21.7.13

O pecado sem perdão

Por Ferreira Fernandes
NÓS TRADUZIMOS o romance To Kill a Mockingbird como Por Favor, não Matem a Cotovia e não está na diferença do To Kill, matar, para o Por Favor, não Matem a maior dificuldade do título. O problema, mesmo, foi chamar cotovia a um mockingbird. A nossa cotovia europeia também canta ao raiar do dia, mas um mockingbird não é uma cotovia, é um pássaro americano para o qual não temos nome. A americana Harper Lee escreveu o livro em 1960 e a América vivia anos decisivos do fim legal do racismo. Ela escreveu um livro sobre uma vilória do Sul onde um negro, falsamente acusado de violação duma branca, é julgado. O negro será defendido por Atticus Finch, advogado branco e honesto, o pai da narradora.

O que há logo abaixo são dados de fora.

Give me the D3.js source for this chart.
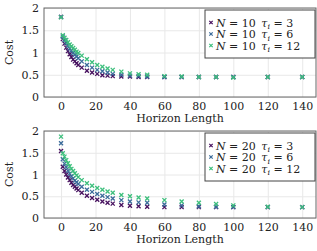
<!DOCTYPE html>
<html>
<head>
<meta charset="utf-8">
<script src="https://cdn.jsdelivr.net/npm/d3@7"></script>
<style>
  body { margin: 0; background: #fff; }
  svg text { font-family: "DejaVu Serif", serif; fill: #222; }
  .tick text { font-size: 11px; }
  .grid line { stroke: #e8e8e8; }
  .axis-label { font-size: 11px; }
  .legend text { font-size: 11px; }
</style>
</head>
<body>
<div id="chart"></div>
<script>
// horizon lengths (shared by all series)
let horizons = [0, 1, 2, 3, 4, 5, 6, 7, 8, 9, 10, 12, 15, 18, 21, 24, 27, 30,
                35, 40, 45, 50, 60, 70, 80, 90, 100, 120, 140];

// N = 10
let n10tau3  = [1.80, 1.30, 1.20, 1.11, 1.03, 0.96, 0.90, 0.84, 0.80, 0.76, 0.72, 0.66, 0.59, 0.55,
                0.52, 0.49, 0.48, 0.47, 0.46, 0.46, 0.45, 0.45, 0.45, 0.45, 0.45, 0.45, 0.45, 0.45, 0.45];
let n10tau6  = [1.80, 1.36, 1.28, 1.22, 1.15, 1.09, 1.04, 0.99, 0.95, 0.91, 0.87, 0.80, 0.72, 0.66,
                0.61, 0.58, 0.55, 0.52, 0.50, 0.48, 0.47, 0.46, 0.45, 0.45, 0.45, 0.45, 0.45, 0.45, 0.45];
let n10tau12 = [1.79, 1.39, 1.33, 1.28, 1.23, 1.18, 1.14, 1.10, 1.06, 1.02, 0.99, 0.93, 0.85, 0.78,
                0.72, 0.68, 0.64, 0.61, 0.57, 0.53, 0.51, 0.50, 0.47, 0.46, 0.45, 0.45, 0.44, 0.45, 0.45];

// N = 20
let n20tau3  = [1.54, 1.18, 1.08, 1.00, 0.93, 0.87, 0.81, 0.76, 0.72, 0.68, 0.64, 0.58, 0.51, 0.46,
                0.42, 0.38, 0.35, 0.33, 0.30, 0.28, 0.27, 0.26, 0.25, 0.25, 0.25, 0.25, 0.25, 0.25, 0.25];
let n20tau6  = [1.72, 1.35, 1.25, 1.17, 1.09, 1.02, 0.96, 0.91, 0.86, 0.82, 0.78, 0.72, 0.65, 0.60,
                0.55, 0.51, 0.48, 0.45, 0.41, 0.38, 0.36, 0.35, 0.31, 0.29, 0.27, 0.26, 0.25, 0.25, 0.25];
let n20tau12 = [1.87, 1.49, 1.41, 1.33, 1.26, 1.19, 1.13, 1.08, 1.03, 0.98, 0.94, 0.87, 0.80, 0.74,
                0.69, 0.65, 0.61, 0.58, 0.53, 0.50, 0.47, 0.45, 0.41, 0.38, 0.35, 0.32, 0.29, 0.26, 0.25];

let taus = [3, 6, 12];
let colors = ["#46105e", "#3a6b9a", "#3cbf7c"];
let xTicks = [0, 20, 40, 60, 80, 100, 120, 140];
let yTicks = [0, 0.5, 1, 1.5, 2];

let W = 317, H = 251;
let svg = d3.select("#chart").append("svg")
    .attr("width", W)
    .attr("height", H);

let x = d3.scaleLinear().domain([-9.9, 148]).range([44, 316]);

drawPanel(8, 97, 10, [n10tau3, n10tau6, n10tau12], 10);
drawPanel(131, 218, 20, [n20tau3, n20tau6, n20tau12], 133);

function drawPanel(top, bottom, N, series, legendTop) {
    let y = d3.scaleLinear().domain([0, 2]).range([bottom, top]);
    let g = svg.append("g");

    // grid
    g.append("g")
        .attr("class", "grid")
        .attr("transform", "translate(0," + bottom + ")")
        .call(d3.axisBottom(x).tickValues(xTicks).tickSize(-(bottom - top)).tickFormat(""))
        .call(s => s.select(".domain").remove());
    g.append("g")
        .attr("class", "grid")
        .attr("transform", "translate(44,0)")
        .call(d3.axisLeft(y).tickValues(yTicks).tickSize(-272).tickFormat(""))
        .call(s => s.select(".domain").remove());

    // axes
    let xa = g.append("g")
        .attr("transform", "translate(0," + bottom + ")")
        .call(d3.axisBottom(x).tickValues(xTicks).tickSize(0).tickPadding(5));
    xa.select(".domain").remove();
    let ya = g.append("g")
        .attr("transform", "translate(44,0)")
        .call(d3.axisLeft(y).tickValues(yTicks).tickSize(0).tickPadding(5).tickFormat(d3.format("")));
    ya.select(".domain").remove();

    // frame
    g.append("rect")
        .attr("x", 44).attr("y", top)
        .attr("width", 272).attr("height", bottom - top)
        .attr("fill", "none")
        .attr("stroke", "#666")
        .attr("stroke-width", 1);

    // markers
    series.forEach(function(vals, si) {
        let pts = horizons.map((h, i) => ({h: h, c: vals[i]}));
        g.selectAll(".m" + si)
            .data(pts)
            .enter().append("path")
            .attr("transform", d => "translate(" + x(d.h) + "," + y(d.c) + ")")
            .attr("d", "M-2,-2L2,2M-2,2L2,-2")
            .attr("stroke", colors[si])
            .attr("stroke-width", 1.3)
            .attr("fill", "none");
    });

    // labels
    g.append("text")
        .attr("class", "axis-label")
        .attr("x", (44 + 316) / 2)
        .attr("y", bottom + 25)
        .attr("text-anchor", "middle")
        .text("Horizon Length");
    g.append("text")
        .attr("class", "axis-label")
        .attr("transform", "translate(13," + ((top + bottom) / 2) + ") rotate(-90)")
        .attr("text-anchor", "middle")
        .text("Cost");

    // legend
    let lg = g.append("g").attr("class", "legend");
    lg.append("rect")
        .attr("x", 205).attr("y", legendTop)
        .attr("width", 110).attr("height", 48)
        .attr("fill", "#fff")
        .attr("stroke", "#444")
        .attr("stroke-width", 1);
    taus.forEach(function(t, i) {
        let cy = legendTop + 12.5 + i * 11.5;
        lg.append("path")
            .attr("transform", "translate(211," + cy + ")")
            .attr("d", "M-1.7,-1.7L1.7,1.7M-1.7,1.7L1.7,-1.7")
            .attr("stroke", colors[i])
            .attr("stroke-width", 1.2);
        let t1 = lg.append("text").attr("x", 216).attr("y", cy + 4);
        t1.append("tspan").attr("font-style", "italic").text("N");
        t1.append("tspan").text(" = " + N + "\u2002");
        t1.append("tspan").attr("font-style", "italic").text("\u03c4");
        t1.append("tspan").attr("font-style", "italic").attr("font-size", "8px").attr("dy", 2.5).text("i");
        t1.append("tspan").attr("dy", -2.5).text(" = " + t);
    });
}
</script>
</body>
</html>
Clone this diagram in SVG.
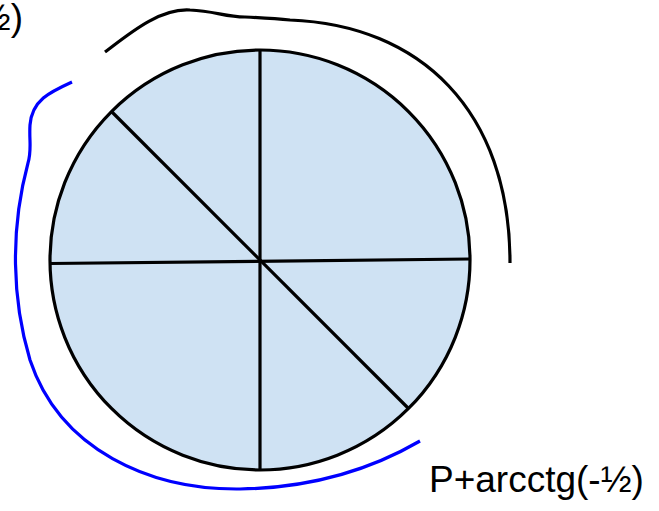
<svg xmlns="http://www.w3.org/2000/svg" width="659" height="511" viewBox="0 0 659 511">
<style>
.ln{fill:none;stroke:#000;stroke-width:3.2;stroke-linecap:butt}
.lbl{font-family:"Liberation Sans",Arial,sans-serif;font-size:37px;fill:#000}
</style>
<rect width="659" height="511" fill="#fff"/>
<g id="circle">
<circle cx="260" cy="260" r="210" fill="#cfe2f3" stroke="#000" stroke-width="3.2"/>
<line class="ln" x1="260" y1="50" x2="260" y2="470"/>
<line class="ln" x1="50" y1="263.5" x2="470" y2="259"/>
<line class="ln" x1="111.5" y1="111.5" x2="408.5" y2="408.5"/>
</g>
<g id="connectors">
<path class="ln" d="M105,52 C130,33 160,8 190,10 C215,11 225,17 245,17 C265,18 280,19 290,20 C420,25 510,110 510,263"/>
<path d="M72,82 C50,92 32,100 30,125 C29,140 32,150 28,163 C10,230 12,300 30,360 C60,450 150,490 240,489 C310,488 370,470 420,441" fill="none" stroke="#0000ff" stroke-width="3.2"/>
</g>
<g id="labels">
<text class="lbl" x="23" y="30" text-anchor="end">½)</text>
<text class="lbl" x="429" y="492">P+arcctg(-½)</text>
</g>
</svg>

No começo do livro, Atticus oferece aos filhos uma espingarda de pressão de ar, e diz: "Podem matar todos os gaios, mas não um mockingbird." Porque um mockingbird vive só do canto e é o símbolo da inocência. A perda da inocência é o pecado sem perdão. O livro teve um sucesso extraordinário e Harper Lee esgotou-se no seu belo e único romance. Mas, periodicamente, a América reaparece-nos com os seus crimes raciais que não entendemos. Como esse da Florida, de um jovem negro morto e o seu assassino perdoado pelo tribunal. Os americanos podem dizer que não os entendemos porque não temos mockingbirds. Seja, mas desta vez o crime racial que não entendemos não é o cometido pelo tipo que deu o tiro, é o de o júri a inocentar um assassínio.